Unlocking the rocky secrets of County Antrim and County Down - a tale of tropical seas, deserts, volcanoes and dinosaurs …

You don't have to travel far in Northern Ireland to see a wide range of breath-taking scenery - from the Giant's Causeway to the Mourne Mountains. Northern Ireland's landscape is controlled by its underlying rocks, formed over hundreds of millions of years as the country slowly drifted northwards across the face of the Earth.

The rocks of Co.Antrim and Co.Down are very different. Co.Antrim is dominated by black volcanic basalts and white chalk, whereas Co.Down consists mostly of red sandstones, black mudstones, slates and schists. We can use these rocks to work out the environment in which they originally formed, and to develop an understanding of how these counties, and Northern Ireland as a whole, formed over time.

County Down

 

The oldest rocks in Co.Down are 417-495 million years old and consist of mudstones and volcanic rocks. At that time Co.Down lay beneath a deep ocean, on the edge of an ancient continent made up of Scotland, north America and the north of Ireland. A huge ocean separated this continent from the rest of Ireland, England, Wales and Europe. Over millions of years, this ocean closed and the two ancient continents collided, baking the rocks to form slates and schists (e.g. at Bangor).

 

 

A long time-gap separates these ancient rocks from the next series, which formed about 280 million years ago, when Northern Ireland lay at about the same latitude as today's Sahara Desert. Examples of red sandstones and mudstones from this time occur in the Lagan Valley and around Dundonald and Comber.

 

Finally, about 63 million years ago, the Mournes and Slieve Gullion formed at a time when Northern Ireland was covered by active volcanoes. These mountains are the remnants of major volcanic centres which erupted when the land rifted apart during the opening up of the north Atlantic Ocean.


County Antrim

The oldest rocks in County Antrim are 700-550 million years old and are found around Ballycastle and Cushendun. These rocks have been baked and squeezed to form metamorphic schists and gneisses.

A long time-gap occurs between such ancient rocks and the next series found at Cushendall and Cushendun. These rocks (red sandstones and mudstones) are about 380 million years old and formed in an ancient desert, when Northern Ireland lay much further south than at present. In the same area we also find coal (which was mined until 1967). The coal formed in subtropical swamps (similar to the mangrove swamps of the Florida Everglades) about 340 million years ago.

Over time, Northern Ireland slowly drifted northwards and by about 200 million years ago, when dinosaurs ruled the Earth, Co.Antrim and Co.Down lay submerged beneath a warm, shallow, subtropical sea (similar to the Bahamas).
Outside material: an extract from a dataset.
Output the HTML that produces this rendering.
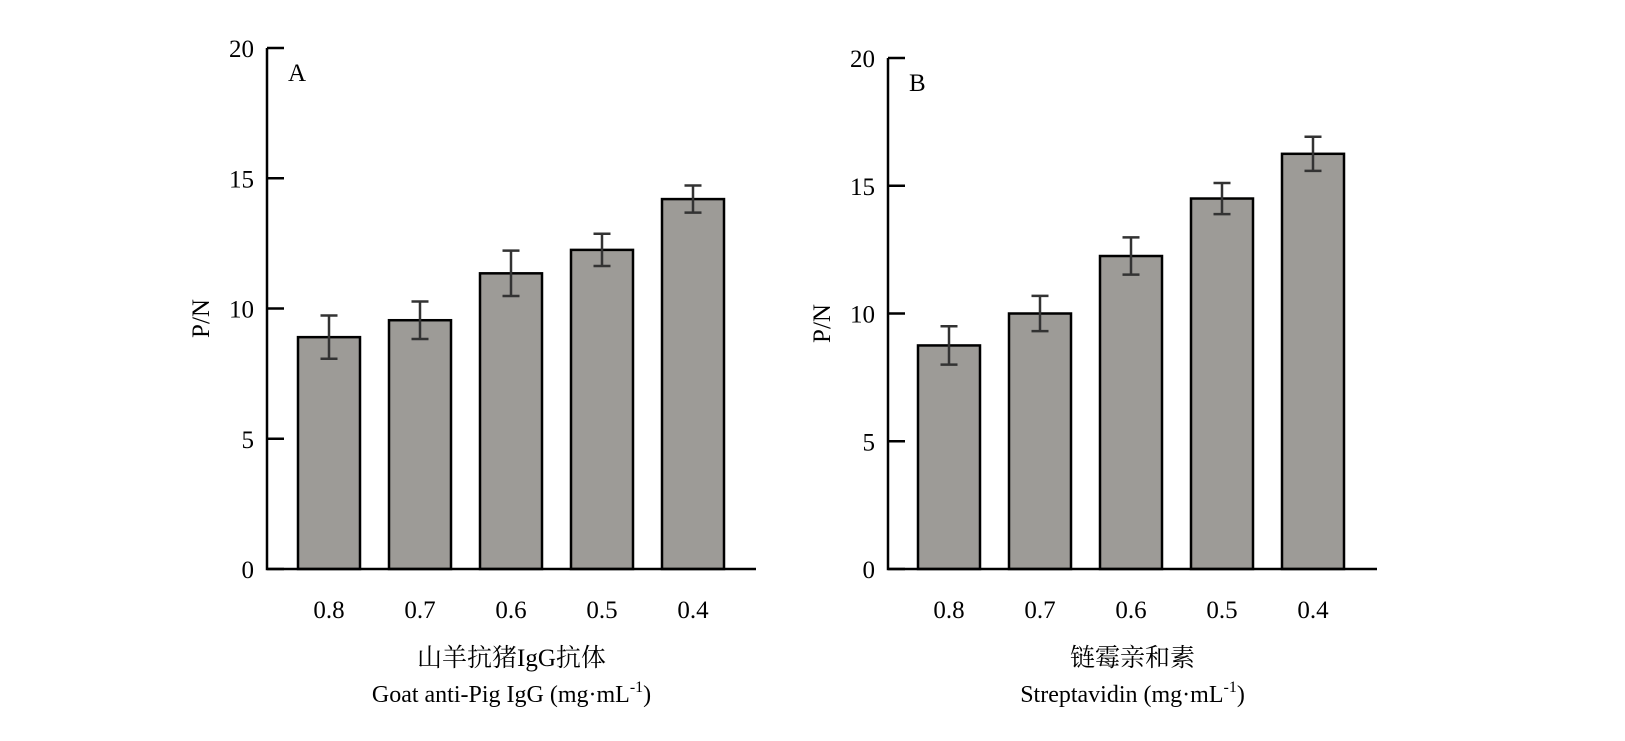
<!DOCTYPE html>
<html><head><meta charset="utf-8"><style>
body{margin:0;background:#fff}
svg text{font-family:"Liberation Serif","Noto Serif CJK SC",serif;fill:#000}
</style></head><body>
<svg width="1625" height="736" viewBox="0 0 1625 736" xmlns="http://www.w3.org/2000/svg">
<g id="chartA"></g>
<g id="chartB"></g>
</svg>
<script>
const categories = ["0.8","0.7","0.6","0.5","0.4"];
const valuesA = [8.9, 9.55, 11.35, 12.25, 14.2];
const errorsA = [0.83, 0.72, 0.87, 0.62, 0.52];
const valuesB = [8.75, 10.0, 12.25, 14.5, 16.25];
const errorsB = [0.75, 0.69, 0.73, 0.61, 0.67];
const yTicks = [0, 5, 10, 15, 20];
const NS = "http://www.w3.org/2000/svg";
function mk(parent, tag, attrs, text){
  const e = document.createElementNS(NS, tag);
  for (const k in attrs) e.setAttribute(k, attrs[k]);
  if (text !== undefined) e.textContent = text;
  parent.appendChild(e);
  return e;
}
function draw(gId, cfg, vals, errs){
  const g = document.getElementById(gId);
  const y = v => cfg.y0 - (cfg.y0 - cfg.y20) * v / 20;
  const x = i => cfg.c0 + i * 91;
  vals.forEach((v, i) => {
    const r = mk(g, "rect", {x: x(i) - 31, y: y(v), width: 62, height: y(0) - y(v), fill: "#9d9b97", stroke: "#000", "stroke-width": 2.5});
    
    
    const e = mk(g, "path", {d: `M${x(i)} ${y(v + errs[i])}V${y(v - errs[i])}M${x(i) - 8.5} ${y(v + errs[i])}H${x(i) + 8.5}M${x(i) - 8.5} ${y(v - errs[i])}H${x(i) + 8.5}`, stroke: "#333", "stroke-width": 2.5, fill: "none"});
    
    
    const t = mk(g, "text", {x: x(i), y: 618, "font-size": 25, "text-anchor": "middle"}, categories[i]);
    
    
  });
  const ax = mk(g, "path", {d: `M${cfg.ax} ${cfg.y20}V${cfg.y0}H${cfg.xe}`, stroke: "#000", "stroke-width": 2.5, fill: "none"});
  
  
  yTicks.forEach(t => {
    const tk = mk(g, "line", {x1: cfg.ax, x2: cfg.ax + 17, y1: y(t), y2: y(t), stroke: "#000", "stroke-width": 2.5});
    
    
    const lb = mk(g, "text", {x: cfg.ax - 13, y: y(t) + 9, "font-size": 25, "text-anchor": "end"}, String(t));
    
    
  });
  const pl = mk(g, "text", {x: cfg.ax + 21, y: cfg.y20 + 33, "font-size": 25}, cfg.letter);
  
  
  const yt = mk(g, "text", {x: 0, y: 0, "font-size": 25, "text-anchor": "middle", transform: `translate(${cfg.ax - 58},${(cfg.y0 + cfg.y20) / 2 + 10}) rotate(-90)`}, "P/N");
  
  
  const mid = (cfg.ax + cfg.xe) / 2;
  const c1 = mk(g, "text", {x: mid, y: 666, "font-size": 25, "text-anchor": "middle"}, cfg.cn);
  
  
  const c2 = mk(g, "text", {x: mid, y: 702, "font-size": 24, "text-anchor": "middle"});
  
  
  c2.innerHTML = cfg.en + ' (mg·mL<tspan dy="-10" font-size="16">-1</tspan><tspan dy="10">)</tspan>';
}
draw("chartA", {ax: 267, y0: 569, y20: 48, xe: 756, c0: 329, letter: "A", cn: "山羊抗猪IgG抗体", en: "Goat anti-Pig IgG"}, valuesA, errorsA);
draw("chartB", {ax: 888, y0: 569, y20: 58, xe: 1377, c0: 949, letter: "B", cn: "链霉亲和素", en: "Streptavidin"}, valuesB, errorsB);
</script>
</body></html>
These conditions allowed fine mudstones and limestones to form, examples of which can be seen at Portrush (where they contain many fossil ammonites).

By approximately 120 million years later, a deeper sea covered the area and thick, white chalk (made up of billions of microfossils, too small to see with the naked eye) was deposited.

Finally, about 63 million years ago, Co.Antrim became a very violent, volcanically active area (similar to Iceland today). Flows of hot basaltic lava were periodically erupted across the land as the Atlantic Ocean rifted open. This vast amount of volcanic activity not only produced the Antrim flood basalts, but also released huge amounts of noxious gases into the atmosphere. Similar volcanic activity occurred all over the Earth, and it is thought that the extinction of the dinosaurs at this time probably resulted from a combination of volcanic ash and gases blocking out the sun and a catastrophic collision of the Earth with a gigantic meteorite.